Indeed, the Apostolic Visitation may well backfire for the Vatican and prove a boon to such “renegade” religious as Bridget Meehan, a former Immaculate Heart of Mary nun who is now at the forefront of the Roman Catholic Womenpriests movement, and actively challenges conventional Church teachings on her website, Bridget Mary’s Blog. In 2006, Meehan was ordained as a priest by three female bishops, two of whom had been ordained secretly by a male bishop in full communion with the Pope who has apostolic succession. Earlier this year, she was ordained a bishop, along with three other women in the U.S., to foster the growth of the movement. “Our main job description,” she says, “is to ordain those called by their local communities to serve in a Church that is priest-short and in need of the gifts of women.”
And how do you address a female priest? A female bishop? Sister Meehan? Mother Meehan? “We don’t get into rank. Call me Bridget Mary,” she says. “We need to get away from the drop-down divisiveness of the Church hierarchy, to transform the structure.”
According to Meehan, the first seven female Roman Catholic priests were ordained in June, 2002 on the Danube. Immediately, these women were excommunicated by the Vatican. Then, she says, a male Roman Catholic bishop “who is in communion with the Pope but who is a passionate advocate of women’s rights” ordained two of these women, Gisela Forster from Germany and Christine Mayr-Lumetberger from Austria, bishops. “He agreed to ordain women in the presence of witnesses but in secrecy, to avoid retribution by the Vatican.”
Meehan, however, believes the Vatican is well aware of the ceremony: “They have never denied a Roman Catholic bishop with apostolic succession was involved. Therefore, our ordinations are valid, but against the man-made rules of the Church.”
Today, there are 100 women ordained as Roman Catholic priests, or on their way to becoming priests. Moreover, some surveys conclude that as many as 70% of Catholics favor the ordination of women. “This is a worldwide movement for justice for women in religion,” Meehan says. “The Vatican is concerned because the movement is growing so quickly.
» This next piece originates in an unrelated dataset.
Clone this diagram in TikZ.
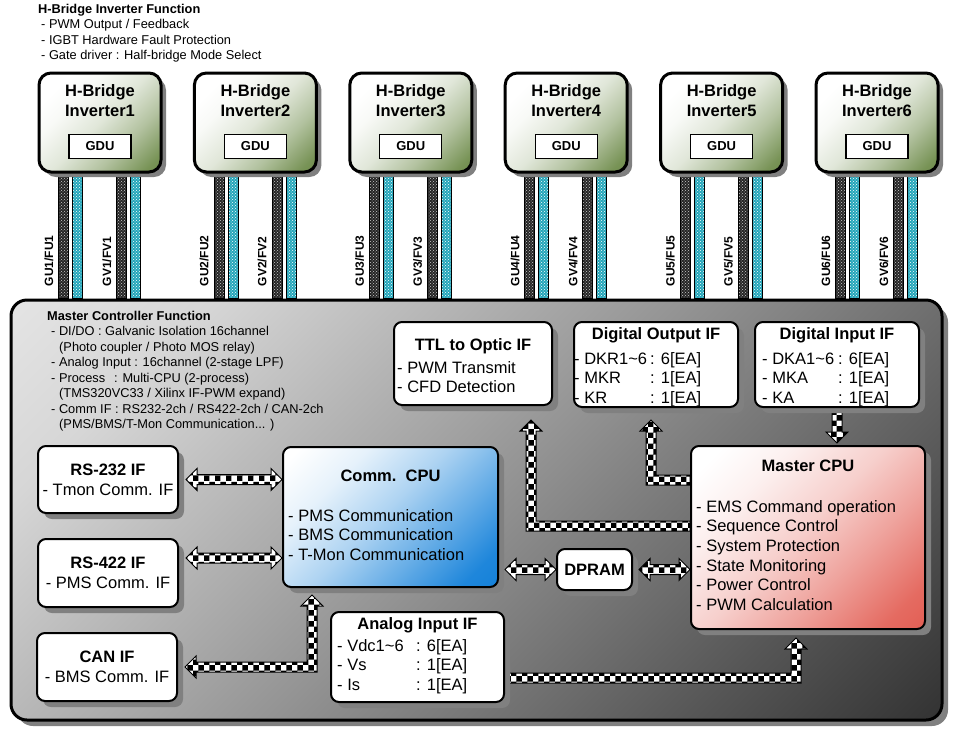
\documentclass[tikz,border=0pt]{standalone}
\usepackage{fontspec}
\setmainfont{Liberation Sans}
\usetikzlibrary{shadows, patterns, calc}

\definecolor{invgreen}{RGB}{86,120,44}
\definecolor{commblue}{RGB}{0,118,214}
\definecolor{cpured}{RGB}{222,70,58}
\definecolor{cablecyan}{RGB}{36,166,186}

% diagonal fills (0bp = bottom right corner, 100bp = top left corner)
\pgfdeclareverticalshading{panelshade}{100bp}{color(0bp)=(black!95); color(10bp)=(black!85);
  color(28bp)=(black!66); color(50bp)=(black!42); color(75bp)=(black!16); color(100bp)=(black!3)}
\pgfdeclareverticalshading{invshade}{100bp}{color(0bp)=(invgreen); color(20bp)=(invgreen!80);
  color(35bp)=(invgreen!45); color(50bp)=(invgreen!18); color(65bp)=(invgreen!4); color(75bp)=(white); color(100bp)=(white)}
\pgfdeclareverticalshading{commshade}{100bp}{color(0bp)=(commblue); color(22bp)=(commblue!88);
  color(38bp)=(commblue!58); color(52bp)=(commblue!32); color(68bp)=(commblue!10); color(82bp)=(white); color(100bp)=(white)}
\pgfdeclareverticalshading{cpushade}{100bp}{color(0bp)=(cpured); color(22bp)=(cpured!80);
  color(38bp)=(cpured!50); color(52bp)=(cpured!26); color(68bp)=(cpured!8); color(80bp)=(white); color(100bp)=(white)}

\pgfdeclarelayer{cables}
\pgfdeclarelayer{panel}
\pgfdeclarelayer{arrows}
\pgfsetlayers{cables,panel,arrows,main}

\newcommand{\smallfont}{\fontsize{12.8}{15.5}\selectfont}
\newcommand{\boxfont}{\fontsize{16.5}{19.7}\selectfont}

% checkered double arrow, height taken from the left end
\newcommand{\dblarrowh}[2]{%
  \draw[fatarrow] let \p1=(#1), \p2=(#2) in
    (\x1,\y1) -- (\x1+11pt,\y1+11pt) -- (\x1+11pt,\y1+5pt) -- (\x2-11pt,\y1+5pt)
    -- (\x2-11pt,\y1+11pt) -- (\x2,\y1) -- (\x2-11pt,\y1-11pt) -- (\x2-11pt,\y1-5pt)
    -- (\x1+11pt,\y1-5pt) -- (\x1+11pt,\y1-11pt) -- cycle;}
% checkered elbow arrow: start, corner, tip (tip above the corner)
\newcommand{\elbowarrow}[3]{%
  \draw[fatarrow] let \p1=(#1), \p2=(#2), \p3=(#3), \n1={sign(\x1-\x2)} in
    (\x1,\y2-5pt) -- ({\x2-(\n1)*5pt},\y2-5pt) -- ({\x2-(\n1)*5pt},\y3-11pt)
    -- ({\x2-(\n1)*11pt},\y3-11pt) -- (\x2,\y3) -- ({\x2+(\n1)*11pt},\y3-11pt)
    -- ({\x2+(\n1)*5pt},\y3-11pt) -- ({\x2+(\n1)*5pt},\y2+5pt) -- (\x1,\y2+5pt) -- cycle;}

\begin{document}
\begin{tikzpicture}[x=1pt, y=-1pt,
  shadowed/.style={drop shadow={opacity=1, shadow xshift=#1, shadow yshift=-#1}},
  shadowed/.default=6pt,
  masterbox/.style={rounded corners=16pt, draw, line width=3pt, anchor=north west,
    minimum width=931pt, minimum height=420pt, shadowed=6pt,
    shade, shading=panelshade, shading angle=45},
  invbox/.style={rounded corners=12pt, draw, line width=3pt, anchor=north west,
    minimum width=122pt, minimum height=99pt, shadowed=5pt,
    shade, shading=invshade, shading angle=45},
  ifbox/.style={rounded corners=8pt, draw, line width=2pt, fill=white, anchor=north west,
    inner sep=1pt, align=center, font=\boxfont, shadowed},
  gdubox/.style={draw, line width=1.2pt, fill=white, minimum width=62pt, minimum height=24pt,
    inner sep=0pt, font=\fontsize{13}{15}\selectfont\bfseries},
  invtitle/.style={align=center, inner sep=0pt, font=\boxfont\bfseries},
  titletext/.style={inner sep=0pt, font=\boxfont\bfseries},
  listtext/.style={anchor=north west, align=left, inner sep=0pt, font=\boxfont},
  notetext/.style={anchor=north west, align=left, inner sep=0pt, font=\smallfont},
  cablelabel/.style={rotate=90, anchor=south west, inner sep=0pt,
    font=\fontsize{12}{14}\selectfont\bfseries},
  blackcable/.style={draw, line width=.8pt, preaction={fill=black!85},
    pattern=crosshatch dots, pattern color=white!80!black},
  cyancable/.style={draw, line width=.8pt, preaction={fill=cablecyan},
    pattern=crosshatch dots, pattern color=white},
  fatarrow/.style={draw, line width=1pt, preaction={fill=white},
    pattern=checkerboard, pattern color=black}]

  \useasboundingbox (0,0) rectangle (953,732);

  % master controller panel
  \begin{pgfonlayer}{panel}
    \node[masterbox] (mc) at (9.5,298.5) {};
  \end{pgfonlayer}

  \node[notetext] (hbnote) at (38,4) {\textbf{H-Bridge Inverter Function}\\
    \hspace*{3pt}- PWM Output / Feedback\\
    \hspace*{3pt}- IGBT Hardware Fault Protection\\
    \hspace*{3pt}- Gate driver : Half-bridge Mode Select};

  % inverters with their fibre pairs
  \foreach \i in {1,...,6}{
    \pgfmathsetmacro{\xl}{36+155.4*(\i-1)}
    \node[invbox] (inv\i) at (\xl+1.5,71.5) {};
    \node[invtitle] (invt\i) at ([yshift=-29pt]inv\i.north) {H-Bridge\\Inverter\i};
    \node[gdubox] (gdu\i) at ([yshift=-75pt]inv\i.north) {GDU};
    \foreach \dx/\ph in {21/U,79/V}{
      \begin{pgfonlayer}{cables}
        \draw[blackcable] let \p1=(inv\i.south west), \p2=(mc.north) in
          (\x1+\dx*1pt,\y1) rectangle (\x1+\dx*1pt+10pt,\y2);
        \draw[cyancable] let \p1=(inv\i.south west), \p2=(mc.north) in
          (\x1+\dx*1pt+14pt,\y1) rectangle (\x1+\dx*1pt+24pt,\y2);
      \end{pgfonlayer}
      \path let \p1=(inv\i.south west), \p2=(mc.north) in
        node[cablelabel] (lab\ph\i) at (\x1+\dx*1pt-5pt,\y2+12pt) {G\ph\i/F\ph\i};
    }
  }

  \node[notetext] (mcnote) at (47,311) {\textbf{Master Controller Function}\\
    \hspace*{4pt}- DI/DO : Galvanic Isolation 16channel\\
    \hspace*{12pt}(Photo coupler / Photo MOS relay)\\
    \hspace*{4pt}- Analog Input : 16channel (2-stage LPF)\\
    \hspace*{4pt}- Process\hspace{9pt}: Multi-CPU (2-process)\\
    \hspace*{12pt}(TMS320VC33 / Xilinx IF-PWM expand)\\
    \hspace*{4pt}- Comm IF : RS232-2ch / RS422-2ch / CAN-2ch\\
    \hspace*{12pt}(PMS/BMS/T-Mon Communication... )};

  % interface boxes
  \node[ifbox, minimum width=158pt, minimum height=83pt] (ttl) at (393,321) {};
  \node[titletext] (ttlt) at ([yshift=-25pt]ttl.north) {TTL to Optic IF};
  \node[listtext] (ttll) at ([xshift=4pt,yshift=-40pt]ttl.north west)
    {- PWM Transmit\\- CFD Detection};

  \node[ifbox, minimum width=164pt, minimum height=85pt] (dout) at (573,321) {};
  \node[titletext] (doutt) at ([yshift=-14pt]dout.north) {Digital Output IF};
  \node[listtext] (doutl) at ([xshift=1pt,yshift=-31pt]dout.north west)
    {\makebox[76pt][l]{- DKR1\textasciitilde 6}: 6[EA]\\
     \makebox[76pt][l]{- MKR}: 1[EA]\\
     \makebox[76pt][l]{- KR}: 1[EA]};

  \node[ifbox, minimum width=164pt, minimum height=85pt] (din) at (754,321) {};
  \node[titletext] (dint) at ([yshift=-14pt]din.north) {Digital Input IF};
  \node[listtext] (dinl) at ([xshift=8pt,yshift=-31pt]din.north west)
    {\makebox[76pt][l]{- DKA1\textasciitilde 6}: 6[EA]\\
     \makebox[76pt][l]{- MKA}: 1[EA]\\
     \makebox[76pt][l]{- KA}: 1[EA]};

  \node[ifbox, minimum width=140pt, minimum height=67pt] (rs232) at (37,445)
    {\textbf{RS-232 IF}\\- Tmon Comm. IF};
  \node[ifbox, minimum width=140pt, minimum height=68pt] (rs422) at (37,538)
    {\textbf{RS-422 IF}\\- PMS Comm. IF};
  \node[ifbox, minimum width=140pt, minimum height=68pt] (can) at (36,632)
    {\textbf{CAN IF}\\- BMS Comm. IF};

  \node[ifbox, minimum width=215pt, minimum height=140pt,
    shade, shading=commshade, shading angle=45] (cpu) at (282,446) {};
  \node[titletext] (cput) at ([yshift=-30pt]cpu.north) {Comm.\ \ CPU};
  \node[listtext] (cpul) at ([xshift=6pt,yshift=-63pt]cpu.north west)
    {- PMS Communication\\- BMS Communication\\- T-Mon Communication};

  \node[ifbox, minimum width=75pt, minimum height=41pt, font=\boxfont\bfseries] (dpram) at (556,548) {DPRAM};

  \node[ifbox, minimum width=234pt, minimum height=183pt,
    shade, shading=cpushade, shading angle=45] (mcpu) at (690,445) {};
  \node[titletext] (mcput) at ([yshift=-21pt]mcpu.north) {Master CPU};
  \node[listtext] (mcpul) at ([xshift=6pt,yshift=-55pt]mcpu.north west)
    {- EMS Command operation\\- Sequence Control\\- System Protection\\
     - State Monitoring\\- Power Control\\- PWM Calculation};

  \node[ifbox, minimum width=173pt, minimum height=90pt] (analog) at (330,611) {};
  \node[titletext] (analogt) at ([yshift=-14pt]analog.north) {Analog Input IF};
  \node[listtext] (analogl) at ([xshift=7pt,yshift=-28pt]analog.north west)
    {\makebox[79pt][l]{- Vdc1\textasciitilde 6}: 6[EA]\\
     \makebox[79pt][l]{- Vs}: 1[EA]\\
     \makebox[79pt][l]{- Is}: 1[EA]};

  % checkered links
  \coordinate (cantip) at ([xshift=7pt]can.east);
  \coordinate (cputip) at ([xshift=30pt,yshift=-7pt]cpu.south west);
  \coordinate (ansrc) at ([yshift=-21pt]analog.east);
  \coordinate (antip) at ([xshift=106pt,yshift=-8pt]mcpu.south west);
  \coordinate (ttlsrc) at ([yshift=-81pt]mcpu.north west);
  \coordinate (ttltip) at ([xshift=58pt,yshift=-14pt]ttl.south);
  \coordinate (doutsrc) at ([yshift=-35pt]mcpu.north west);
  \coordinate (douttip) at ([xshift=-5pt,yshift=-12pt]dout.south);
  \coordinate (dintip) at (din.south |- mcpu.north);

  \begin{pgfonlayer}{arrows}
    \dblarrowh{[xshift=7pt]rs232.east}{cpu.west}
    \dblarrowh{[xshift=7pt,yshift=15pt]rs422.east}{cpu.west}
    \dblarrowh{[xshift=6pt]cpu.east |- dpram.west}{dpram.west}
    \dblarrowh{[xshift=6pt]dpram.east}{mcpu.west}
    \draw[fatarrow] let \p1=(cantip), \p2=(cputip |- cantip), \p3=(cputip) in
      (\x1,\y1) -- (\x1+11pt,\y1+11pt) -- (\x1+11pt,\y1+5pt) -- (\x2-5pt,\y1+5pt)
      -- (\x2-5pt,\y3-11pt) -- (\x2-11pt,\y3-11pt) -- (\x2,\y3) -- (\x2+11pt,\y3-11pt)
      -- (\x2+5pt,\y3-11pt) -- (\x2+5pt,\y1-5pt) -- (\x1+11pt,\y1-5pt) -- (\x1+11pt,\y1-11pt) -- cycle;
    \elbowarrow{ansrc}{antip |- ansrc}{antip}
    \elbowarrow{ttlsrc}{ttltip |- ttlsrc}{ttltip}
    \elbowarrow{doutsrc}{douttip |- doutsrc}{douttip}
    \draw[fatarrow] let \p1=(din.south), \p2=(dintip) in
      (\x2-5pt,\y1) -- (\x2-5pt,\y2+13pt) -- (\x2-11pt,\y2+13pt) -- (\x2,\y2+2pt)
      -- (\x2+11pt,\y2+13pt) -- (\x2+5pt,\y2+13pt) -- (\x2+5pt,\y1) -- cycle;
  \end{pgfonlayer}
\end{tikzpicture}
\end{document}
They are worried that more bishops will become involved.”
That, she believes, is the real motive for the Apostolic Visitation. “The number one issue on their agenda, in investigating nuns, is women’s ordination. Roman Catholic Womenpriests are the big threat. What if the nuns come onboard in great numbers? That would be a revolution that would change the face of the Church.
“This Pope is going back to Trent, to pre-Vatican II,” Meehan says. “He’s carving a stark choice between a rule-based religion and a love-based religion.”
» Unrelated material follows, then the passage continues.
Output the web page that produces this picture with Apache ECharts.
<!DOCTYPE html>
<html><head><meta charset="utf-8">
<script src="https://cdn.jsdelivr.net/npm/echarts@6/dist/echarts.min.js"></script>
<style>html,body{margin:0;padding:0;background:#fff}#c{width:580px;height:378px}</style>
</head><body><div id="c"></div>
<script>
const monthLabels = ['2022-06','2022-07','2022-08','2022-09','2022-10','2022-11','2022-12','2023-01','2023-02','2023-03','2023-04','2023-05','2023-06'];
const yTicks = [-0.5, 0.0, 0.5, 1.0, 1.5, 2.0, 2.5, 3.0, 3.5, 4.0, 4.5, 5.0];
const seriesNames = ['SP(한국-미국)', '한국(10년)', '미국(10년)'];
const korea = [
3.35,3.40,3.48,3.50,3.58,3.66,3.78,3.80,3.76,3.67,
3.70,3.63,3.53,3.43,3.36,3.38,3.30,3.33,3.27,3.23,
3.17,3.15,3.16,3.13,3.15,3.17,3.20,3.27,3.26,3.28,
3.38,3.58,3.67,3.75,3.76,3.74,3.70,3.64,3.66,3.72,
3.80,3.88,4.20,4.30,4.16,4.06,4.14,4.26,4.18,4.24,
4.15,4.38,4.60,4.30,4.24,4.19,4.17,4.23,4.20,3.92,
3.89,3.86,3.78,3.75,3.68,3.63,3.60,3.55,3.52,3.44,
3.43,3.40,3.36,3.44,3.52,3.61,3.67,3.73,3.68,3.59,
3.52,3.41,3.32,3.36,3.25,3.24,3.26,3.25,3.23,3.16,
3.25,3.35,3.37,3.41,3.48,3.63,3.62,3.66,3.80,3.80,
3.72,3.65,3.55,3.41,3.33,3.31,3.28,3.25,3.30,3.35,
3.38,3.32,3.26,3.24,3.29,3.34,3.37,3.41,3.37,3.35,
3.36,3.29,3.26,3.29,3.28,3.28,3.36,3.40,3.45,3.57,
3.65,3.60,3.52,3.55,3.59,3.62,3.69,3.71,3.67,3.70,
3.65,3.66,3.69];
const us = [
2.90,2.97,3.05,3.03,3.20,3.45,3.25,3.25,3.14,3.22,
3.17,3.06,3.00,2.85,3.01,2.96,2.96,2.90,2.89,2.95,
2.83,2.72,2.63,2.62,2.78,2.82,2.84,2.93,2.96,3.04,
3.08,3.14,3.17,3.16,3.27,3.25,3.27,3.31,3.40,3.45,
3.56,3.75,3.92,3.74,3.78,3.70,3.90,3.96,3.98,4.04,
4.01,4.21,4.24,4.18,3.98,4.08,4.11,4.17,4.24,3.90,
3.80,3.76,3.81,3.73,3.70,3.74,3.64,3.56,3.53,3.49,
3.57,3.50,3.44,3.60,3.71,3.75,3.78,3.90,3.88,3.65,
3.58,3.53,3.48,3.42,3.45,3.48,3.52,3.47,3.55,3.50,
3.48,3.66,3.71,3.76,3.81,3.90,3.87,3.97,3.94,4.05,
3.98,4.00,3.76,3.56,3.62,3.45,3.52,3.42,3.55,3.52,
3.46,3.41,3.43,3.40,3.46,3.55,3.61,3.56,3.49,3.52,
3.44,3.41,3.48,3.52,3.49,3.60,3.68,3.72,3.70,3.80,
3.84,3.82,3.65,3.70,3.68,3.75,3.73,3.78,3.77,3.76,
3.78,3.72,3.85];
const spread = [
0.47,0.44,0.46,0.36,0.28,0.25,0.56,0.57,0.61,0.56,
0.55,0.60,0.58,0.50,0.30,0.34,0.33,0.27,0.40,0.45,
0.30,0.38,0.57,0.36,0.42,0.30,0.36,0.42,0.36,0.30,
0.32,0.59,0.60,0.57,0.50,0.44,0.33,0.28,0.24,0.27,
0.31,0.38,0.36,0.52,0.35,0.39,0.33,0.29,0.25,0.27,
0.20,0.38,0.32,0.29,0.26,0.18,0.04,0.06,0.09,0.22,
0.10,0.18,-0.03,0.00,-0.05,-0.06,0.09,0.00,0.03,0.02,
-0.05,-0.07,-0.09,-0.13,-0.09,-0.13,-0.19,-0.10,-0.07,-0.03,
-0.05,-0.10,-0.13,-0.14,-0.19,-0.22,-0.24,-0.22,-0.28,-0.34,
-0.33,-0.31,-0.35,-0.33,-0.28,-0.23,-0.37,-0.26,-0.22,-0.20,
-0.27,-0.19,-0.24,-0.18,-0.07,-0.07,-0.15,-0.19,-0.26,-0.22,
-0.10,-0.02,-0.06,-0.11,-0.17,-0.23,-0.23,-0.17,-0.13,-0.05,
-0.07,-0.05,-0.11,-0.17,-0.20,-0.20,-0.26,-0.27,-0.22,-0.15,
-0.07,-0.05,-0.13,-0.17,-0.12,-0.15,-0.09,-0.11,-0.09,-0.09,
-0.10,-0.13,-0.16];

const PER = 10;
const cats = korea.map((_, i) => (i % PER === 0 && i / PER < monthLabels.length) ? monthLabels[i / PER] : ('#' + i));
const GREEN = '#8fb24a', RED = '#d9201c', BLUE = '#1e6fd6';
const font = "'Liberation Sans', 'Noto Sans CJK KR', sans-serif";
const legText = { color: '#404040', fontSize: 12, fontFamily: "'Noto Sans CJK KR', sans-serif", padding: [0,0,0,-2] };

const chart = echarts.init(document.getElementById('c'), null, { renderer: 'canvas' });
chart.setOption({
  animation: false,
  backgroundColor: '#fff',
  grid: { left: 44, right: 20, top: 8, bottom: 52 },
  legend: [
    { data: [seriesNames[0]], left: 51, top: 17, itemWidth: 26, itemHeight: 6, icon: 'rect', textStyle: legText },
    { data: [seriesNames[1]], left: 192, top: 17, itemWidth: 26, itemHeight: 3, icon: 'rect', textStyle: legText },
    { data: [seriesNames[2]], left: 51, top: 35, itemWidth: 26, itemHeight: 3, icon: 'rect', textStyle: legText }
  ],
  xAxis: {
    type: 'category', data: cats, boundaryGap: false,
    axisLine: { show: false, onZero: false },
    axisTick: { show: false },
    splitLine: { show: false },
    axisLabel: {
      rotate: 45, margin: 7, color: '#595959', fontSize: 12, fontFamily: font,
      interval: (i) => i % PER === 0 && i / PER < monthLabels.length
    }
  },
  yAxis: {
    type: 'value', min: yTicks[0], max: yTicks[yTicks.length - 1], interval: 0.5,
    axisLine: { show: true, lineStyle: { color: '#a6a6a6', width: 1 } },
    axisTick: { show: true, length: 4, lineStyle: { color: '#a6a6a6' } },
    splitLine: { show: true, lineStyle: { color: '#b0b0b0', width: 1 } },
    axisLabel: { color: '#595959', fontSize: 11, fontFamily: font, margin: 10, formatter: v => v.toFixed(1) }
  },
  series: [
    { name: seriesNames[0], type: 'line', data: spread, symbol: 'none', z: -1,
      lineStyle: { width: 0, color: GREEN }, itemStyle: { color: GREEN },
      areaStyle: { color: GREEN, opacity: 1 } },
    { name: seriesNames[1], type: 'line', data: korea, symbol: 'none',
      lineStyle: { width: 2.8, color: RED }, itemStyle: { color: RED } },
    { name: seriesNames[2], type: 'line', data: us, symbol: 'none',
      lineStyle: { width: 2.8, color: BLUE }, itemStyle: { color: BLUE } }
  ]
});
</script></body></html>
It hasn’t hurt the Womenpriests movement that The DaVinci Code was a runaway bestseller. “Dan Brown provoked such interest in the subject,” Meehan says. “More people now know about Mary Magdalene, who was the ‘Apostle to the Apostles,’ the first person to see Christ resurrected.
“Jesus related to women as equals,” she continues, adding that her movement supports married priests (“most of our womenpriests are married”) as well as gays and lesbians. “We want an inclusive Church that does not make anyone feel like a second class citizen. All are welcome at the table. That is Jesus’ example. The people Jesus challenged were the hypocrites, religious leaders who burdened the people with excessive regulations that did not lead them to worship God in spirit and in truth.”
Is it possible that Meehan and her community might break off from Rome to form another Church? The very idea makes the Bishop bristle. “We’re not leaving the Church,” she says. “We’re leading the Church. We want to change an unjust law that discriminates against women.”